[Items from a data source]
● ● ● ● ●

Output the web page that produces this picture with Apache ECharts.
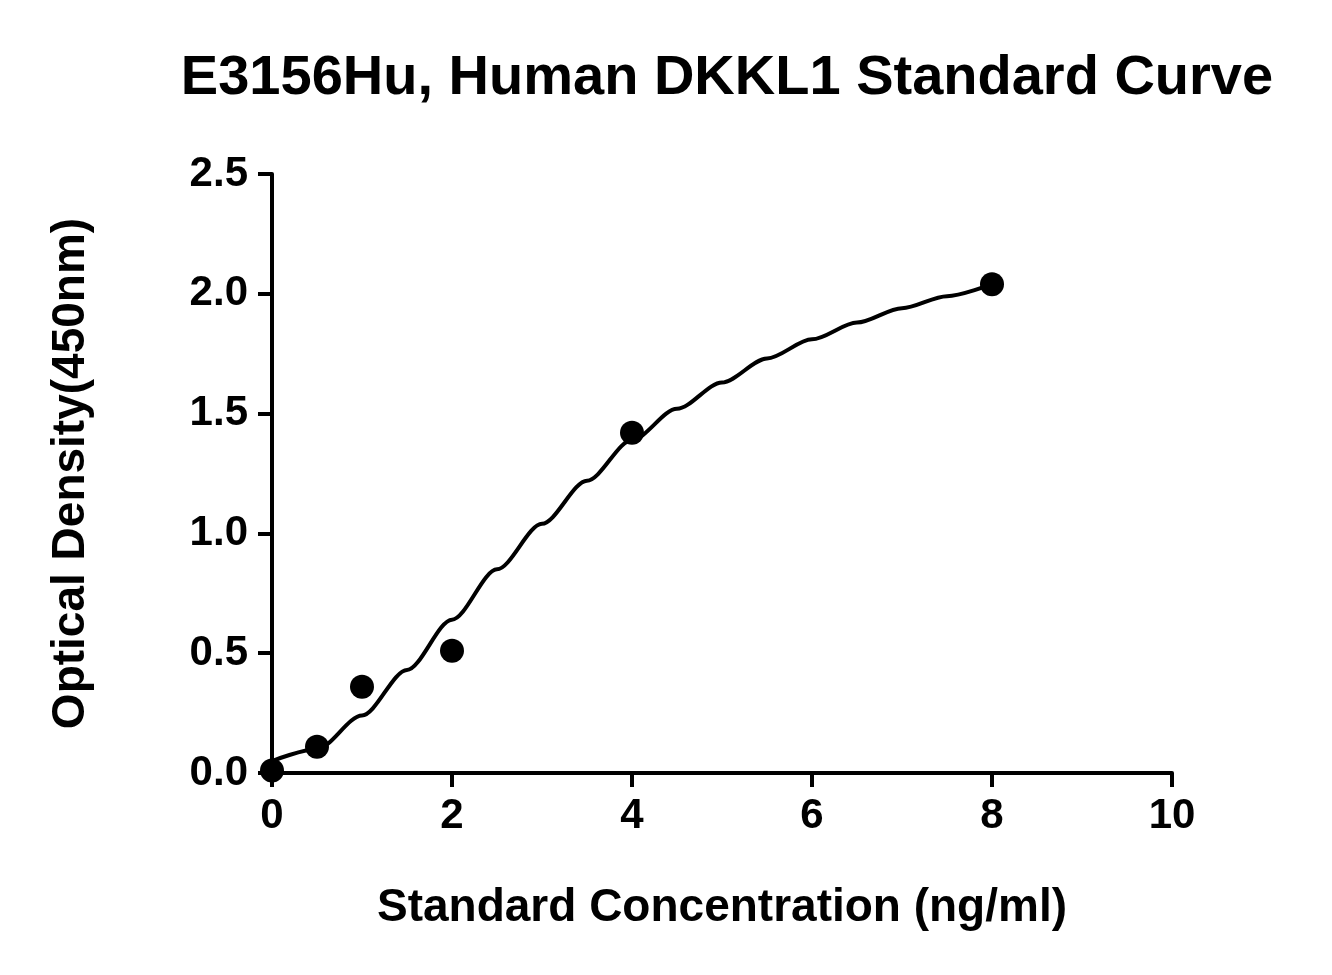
<!DOCTYPE html>
<html><head><meta charset="utf-8">
<script src="https://cdn.jsdelivr.net/npm/echarts@6/dist/echarts.min.js"></script>
<style>html,body{margin:0;background:#fff}#c{width:1332px;height:975px}</style>
</head><body><div id="c"></div>
<script>
const pointX=[0,0.5,1,2,4,8];
const pointY=[0.01,0.11,0.36,0.51,1.42,2.04];
const curveX=[0,0.5,1,1.5,2,2.5,3,3.5,4,4.5,5,5.5,6,6.5,7,7.5,8];
const curveY=[0.05,0.10,0.24,0.43,0.64,0.85,1.04,1.22,1.39,1.52,1.63,1.73,1.81,1.88,1.94,1.99,2.04];
const F='Liberation Sans, Arial, sans-serif';
const ch=echarts.init(document.getElementById('c'));
const ax={lineStyle:{color:'#000',width:4}};
ch.setOption({
 title:{text:'E3156Hu, Human DKKL1 Standard Curve',left:722,top:46,textAlign:'center',textStyle:{fontFamily:F,fontSize:56,fontWeight:'bold',color:'#000'}},
 grid:{left:272,right:160,top:174,bottom:202},
 xAxis:{type:'value',min:0,max:10,interval:2,name:'Standard Concentration (ng/ml)',nameLocation:'middle',nameGap:112,
  nameTextStyle:{fontFamily:F,fontSize:46,fontWeight:'bold',color:'#000'},
  axisLine:ax,axisTick:{show:true,length:14,lineStyle:{color:'#000',width:4}},splitLine:{show:false},
  axisLabel:{fontFamily:F,fontSize:42,fontWeight:'bold',color:'#000',margin:22}},
 yAxis:{type:'value',min:0,max:2.5,interval:0.5,name:'Optical Density(450nm)',nameLocation:'middle',nameGap:178,
  nameTextStyle:{fontFamily:F,fontSize:46,fontWeight:'bold',color:'#000'},
  axisLine:{show:true,...ax},axisTick:{show:true,length:14,lineStyle:{color:'#000',width:4}},splitLine:{show:false},
  axisLabel:{fontFamily:F,fontSize:42,fontWeight:'bold',color:'#000',margin:24,formatter:v=>v.toFixed(1)}},
 series:[
  {type:'line',data:curveX.map((x,i)=>[x,curveY[i]]),smooth:0.3,smoothMonotone:'x',showSymbol:false,lineStyle:{color:'#000',width:4},z:2},
  {type:'scatter',data:pointX.map((x,i)=>[x,pointY[i]]),symbolSize:24,itemStyle:{color:'#000',opacity:1},z:3}
 ]
});
</script></body></html>
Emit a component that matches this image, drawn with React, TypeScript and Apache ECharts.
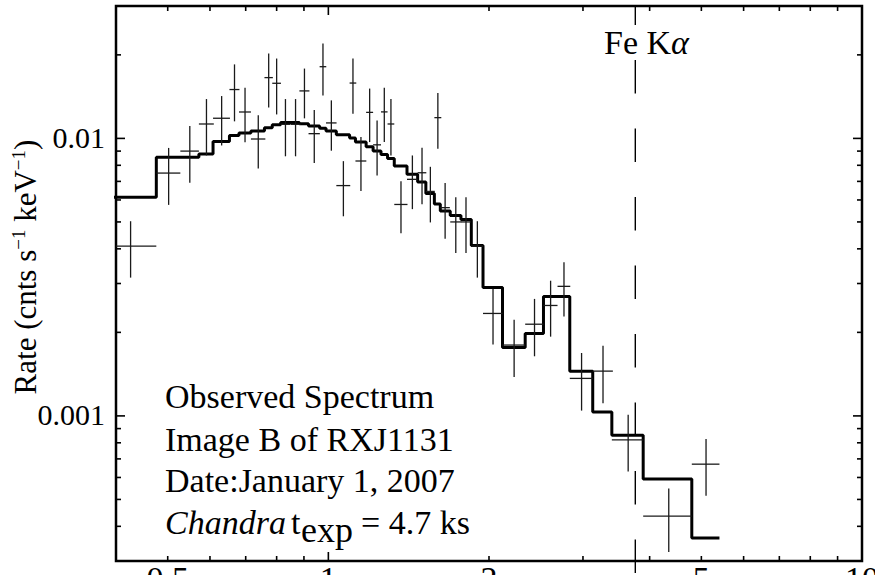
import React, { useEffect, useRef } from "react";
import * as echarts from "echarts";

// ---- data ----
const energy = [0.426, 0.502, 0.55, 0.591, 0.631, 0.667, 0.698, 0.739, 0.773, 0.8, 0.831, 0.868, 0.902, 0.941, 0.977, 1.013, 1.067, 1.112, 1.151, 1.195, 1.234, 1.273, 1.31, 1.368, 1.437, 1.498, 1.553, 1.604, 1.655, 1.733, 1.811, 1.902, 2.035, 2.229, 2.434, 2.609, 2.764, 2.982, 3.271, 3.646, 4.344, 5.102];
const energyHalfWidth = [0.05, 0.026, 0.022, 0.019, 0.023, 0.0144, 0.018, 0.023, 0.014, 0.015, 0.017, 0.019, 0.0195, 0.023, 0.014, 0.023, 0.032, 0.016, 0.027, 0.018, 0.021, 0.018, 0.019, 0.039, 0.033, 0.028, 0.03, 0.024, 0.034, 0.041, 0.039, 0.049, 0.086, 0.109, 0.096, 0.079, 0.076, 0.148, 0.142, 0.248, 0.454, 0.304];
const rate = [0.00409, 0.0075, 0.009, 0.01127, 0.01182, 0.015, 0.01245, 0.00995, 0.01656, 0.0158, 0.01124, 0.01124, 0.01483, 0.0104, 0.01813, 0.01137, 0.00676, 0.01583, 0.00829, 0.01241, 0.00948, 0.01246, 0.01127, 0.00578, 0.00712, 0.00752, 0.00644, 0.01188, 0.00563, 0.005, 0.005, 0.00409, 0.00234, 0.0018, 0.00214, 0.0025, 0.00293, 0.001365, 0.00145, 0.00082, 0.000435, 0.00067];
const rateErr = [0.00094, 0.00174, 0.00208, 0.00259, 0.00239, 0.00348, 0.00277, 0.00216, 0.00365, 0.0036, 0.00262, 0.00262, 0.00302, 0.00225, 0.00384, 0.00234, 0.00152, 0.00356, 0.00182, 0.00271, 0.00213, 0.00276, 0.00259, 0.00123, 0.00156, 0.00173, 0.00146, 0.0027, 0.00128, 0.00114, 0.00114, 0.00094, 0.00053, 0.00042, 0.0005, 0.00057, 0.00065, 0.00032, 0.00034, 0.00019, 0.000112, 0.000155];
const modelRate = [0.00614, 0.00855, 0.00855, 0.00879, 0.00975, 0.01025, 0.01045, 0.01063, 0.01093, 0.01119, 0.01142, 0.01142, 0.0113, 0.01109, 0.01087, 0.01064, 0.0103, 0.01003, 0.0097, 0.00933, 0.00901, 0.00875, 0.00847, 0.00796, 0.00743, 0.00697, 0.00633, 0.0058, 0.00547, 0.00527, 0.0051, 0.00411, 0.002905, 0.001764, 0.001982, 0.002696, 0.002696, 0.001448, 0.001033, 0.000852, 0.000592, 0.000363];

const xMajorTicks = [1, 10];
const xMinorTicks = [0.5, 0.6, 0.7, 0.8, 0.9, 2, 3, 4, 5, 6, 7, 8, 9];
const xLabelValues = [0.5, 1, 2, 5, 10];
const xLabels = ["0.5", "1", "2", "5", "10"];
const yMajorTicks = [0.001, 0.01];
const yMinorTicks = [0.0003, 0.0004, 0.0005, 0.0006, 0.0007, 0.0008, 0.0009, 0.002, 0.003, 0.004, 0.005, 0.006, 0.007, 0.008, 0.009, 0.02, 0.03];
const yLabelValues = [0.001, 0.01];
const yLabels = ["0.001", "0.01"];
const feKalphaEnergy = 3.76;

const X_MIN = 0.4;
const X_MAX = 10;
const Y_MIN = 0.0003;
const Y_MAX = 0.03;

const SERIF = "Liberation Serif";

function txt(text: string, x: number, y: number, size: number, extra: any = {}) {
  return {
    type: "text",
    x,
    y,
    style: {
      text,
      fill: "#000",
      fontSize: size,
      fontFamily: SERIF,
      align: "left",
      verticalAlign: "middle",
      textAlign: "left",
      textVerticalAlign: "middle",
      ...extra,
    },
  };
}

export default function App() {
  const ref = useRef<HTMLDivElement>(null);
  useEffect(() => {
    const chart = echarts.init(ref.current as HTMLDivElement, null, { renderer: "svg" });

    const last = energy.length - 1;
    const modelPoints: number[][] = energy.map((e, i) => [e - energyHalfWidth[i], modelRate[i]]);
    modelPoints.push([energy[last] + energyHalfWidth[last], modelRate[last]]);

    const crossData = energy.map((e, i) => [e, energyHalfWidth[i], rate[i], rateErr[i]]);
    const xTickData = [
      ...xMinorTicks.map((v) => [v, Y_MIN, 0]),
      ...xMajorTicks.map((v) => [v, Y_MIN, 1]),
    ];
    const yTickData = [
      ...yMinorTicks.map((v) => [X_MIN, v, 0]),
      ...yMajorTicks.map((v) => [X_MIN, v, 1]),
    ];
    const xLabelData = xLabelValues.map((v, i) => [v, Y_MIN, i]);
    const yLabelData = yLabelValues.map((v, i) => [X_MIN, v, i]);

    const option: any = {
      animation: false,
      backgroundColor: "#fff",
      grid: {
        left: 116,
        right: 13,
        top: 6,
        bottom: 14,
        show: true,
        borderColor: "#000",
        borderWidth: 2.5,
        backgroundColor: "transparent",
      },
      xAxis: {
        type: "log",
        logBase: 10,
        min: X_MIN,
        max: X_MAX,
        axisLine: { show: false },
        axisTick: { show: false },
        axisLabel: { show: false },
        splitLine: { show: false },
      },
      yAxis: {
        type: "log",
        logBase: 10,
        min: Y_MIN,
        max: Y_MAX,
        axisLine: { show: false },
        axisTick: { show: false },
        axisLabel: { show: false },
        splitLine: { show: false },
      },
      series: [
        {
          type: "line",
          step: "end",
          data: modelPoints,
          symbol: "none",
          clip: true,
          lineStyle: { color: "#000", width: 3 },
          z: 3,
          silent: true,
        },
        {
          type: "custom",
          clip: true,
          silent: true,
          z: 4,
          encode: { x: 0, y: 2 },
          data: crossData,
          renderItem: (params: any, api: any) => {
            const e = api.value(0);
            const de = api.value(1);
            const r = api.value(2);
            const dr = api.value(3);
            const c = api.coord([e, r]);
            const lo = api.coord([e - de, r]);
            const hi = api.coord([e + de, r]);
            const top = api.coord([e, r + dr]);
            const bot = api.coord([e, r - dr]);
            const cs = params.coordSys;
            const x1 = Math.max(lo[0], cs.x);
            const y2 = Math.min(bot[1], cs.y + cs.height);
            const st = { stroke: "#1a1a1a", lineWidth: 1.3 };
            return {
              type: "group",
              children: [
                { type: "line", shape: { x1, y1: c[1], x2: hi[0], y2: c[1] }, style: st },
                { type: "line", shape: { x1: c[0], y1: top[1], x2: c[0], y2 }, style: st },
              ],
            };
          },
        },
        {
          type: "custom",
          clip: false,
          silent: true,
          z: 5,
          encode: { x: 0, y: 1 },
          data: [[feKalphaEnergy, Y_MIN]],
          renderItem: (params: any, api: any) => {
            const cs = params.coordSys;
            const p = api.coord([api.value(0), api.value(1)]);
            return {
              type: "line",
              shape: { x1: p[0], y1: cs.y + cs.height + 12, x2: p[0], y2: cs.y },
              style: { stroke: "#000", lineWidth: 1.4, lineDash: [33.5, 35] },
            };
          },
        },
        {
          type: "custom",
          clip: false,
          silent: true,
          z: 6,
          encode: { x: 0, y: 1 },
          data: xTickData,
          renderItem: (params: any, api: any) => {
            const cs = params.coordSys;
            const p = api.coord([api.value(0), api.value(1)]);
            const len = api.value(2) ? 9 : 5;
            const b = cs.y + cs.height;
            const t = cs.y;
            const st = { stroke: "#000", lineWidth: 1.6 };
            return {
              type: "group",
              children: [
                { type: "line", shape: { x1: p[0], y1: b + 1, x2: p[0], y2: b - len }, style: st },
                { type: "line", shape: { x1: p[0], y1: t - 1, x2: p[0], y2: t + len }, style: st },
              ],
            };
          },
        },
        {
          type: "custom",
          clip: false,
          silent: true,
          z: 6,
          encode: { x: 0, y: 1 },
          data: yTickData,
          renderItem: (params: any, api: any) => {
            const cs = params.coordSys;
            const p = api.coord([api.value(0), api.value(1)]);
            const len = api.value(2) ? 9 : 5;
            const l = cs.x;
            const r = cs.x + cs.width;
            const st = { stroke: "#000", lineWidth: 1.6 };
            return {
              type: "group",
              children: [
                { type: "line", shape: { x1: l - 1, y1: p[1], x2: l + len, y2: p[1] }, style: st },
                { type: "line", shape: { x1: r + 1, y1: p[1], x2: r - len, y2: p[1] }, style: st },
              ],
            };
          },
        },
        {
          type: "custom",
          clip: false,
          silent: true,
          z: 6,
          encode: { x: 0, y: 1 },
          data: xLabelData,
          renderItem: (params: any, api: any) => {
            const cs = params.coordSys;
            const p = api.coord([api.value(0), api.value(1)]);
            return {
              type: "text",
              x: p[0],
              y: cs.y + cs.height + 17,
              style: {
                text: xLabels[api.value(2)],
                fill: "#000",
                fontSize: 34,
                fontFamily: SERIF,
                align: "center",
                textAlign: "center",
                verticalAlign: "middle",
                textVerticalAlign: "middle",
              },
            };
          },
        },
        {
          type: "custom",
          clip: false,
          silent: true,
          z: 6,
          encode: { x: 0, y: 1 },
          data: yLabelData,
          renderItem: (params: any, api: any) => {
            const cs = params.coordSys;
            const p = api.coord([api.value(0), api.value(1)]);
            return {
              type: "text",
              x: cs.x - 11,
              y: p[1] - 1,
              style: {
                text: yLabels[api.value(2)],
                fill: "#000",
                fontSize: 30,
                fontFamily: SERIF,
                align: "right",
                textAlign: "right",
                verticalAlign: "middle",
                textVerticalAlign: "middle",
              },
            };
          },
        },
      ],
      graphic: [
        {
          type: "text",
          x: 25,
          y: 267,
          rotation: Math.PI / 2,
          style: {
            text: "{n|Rate (cnts s}{s|−1}{n| keV}{s|−1}{n|)}",
            fill: "#000",
            align: "center",
            verticalAlign: "middle",
            textAlign: "center",
            textVerticalAlign: "middle",
            rich: {
              n: { fontSize: 31, fontFamily: SERIF, fill: "#000", lineHeight: 32, verticalAlign: "bottom" },
              s: { fontSize: 19, fontFamily: SERIF, fill: "#000", lineHeight: 32, verticalAlign: "top" },
            },
          },
        },
        {
          type: "text",
          x: 604,
          y: 42,
          style: {
            text: "{n|Fe K}{i|α}",
            fill: "#000",
            align: "left",
            verticalAlign: "middle",
            textAlign: "left",
            textVerticalAlign: "middle",
            rich: {
              n: { fontSize: 34, fontFamily: SERIF, fill: "#000" },
              i: { fontSize: 34, fontFamily: SERIF, fontStyle: "italic", fill: "#000" },
            },
          },
        },
        txt("Observed Spectrum", 165, 396, 34),
        txt("Image B of RXJ1131", 165, 439, 34),
        txt("Date:January 1, 2007", 165, 480, 34),
        txt("Chandra", 165, 522, 34, { fontStyle: "italic" }),
        txt("t", 291, 522, 34),
        txt("exp", 301, 530, 36),
        txt("= 4.7 ks", 361, 522, 34),
      ],
    };

    chart.setOption(option);
    return () => chart.dispose();
  }, []);

  return (
    <div
      ref={ref}
      style={{ position: "fixed", left: 0, top: 0, width: 875, height: 575, background: "#fff" }}
    />
  );
}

● ● ● ● ●

Give again, word for word, the lines from the one that contains "Emit a component" to the one that contains "import * as", both included. Omit the pictures.

### Output for this task
Emit a component that matches this image, drawn with React, TypeScript and Apache ECharts.
import React, { useEffect, useRef } from "react";
import * as echarts from "echarts";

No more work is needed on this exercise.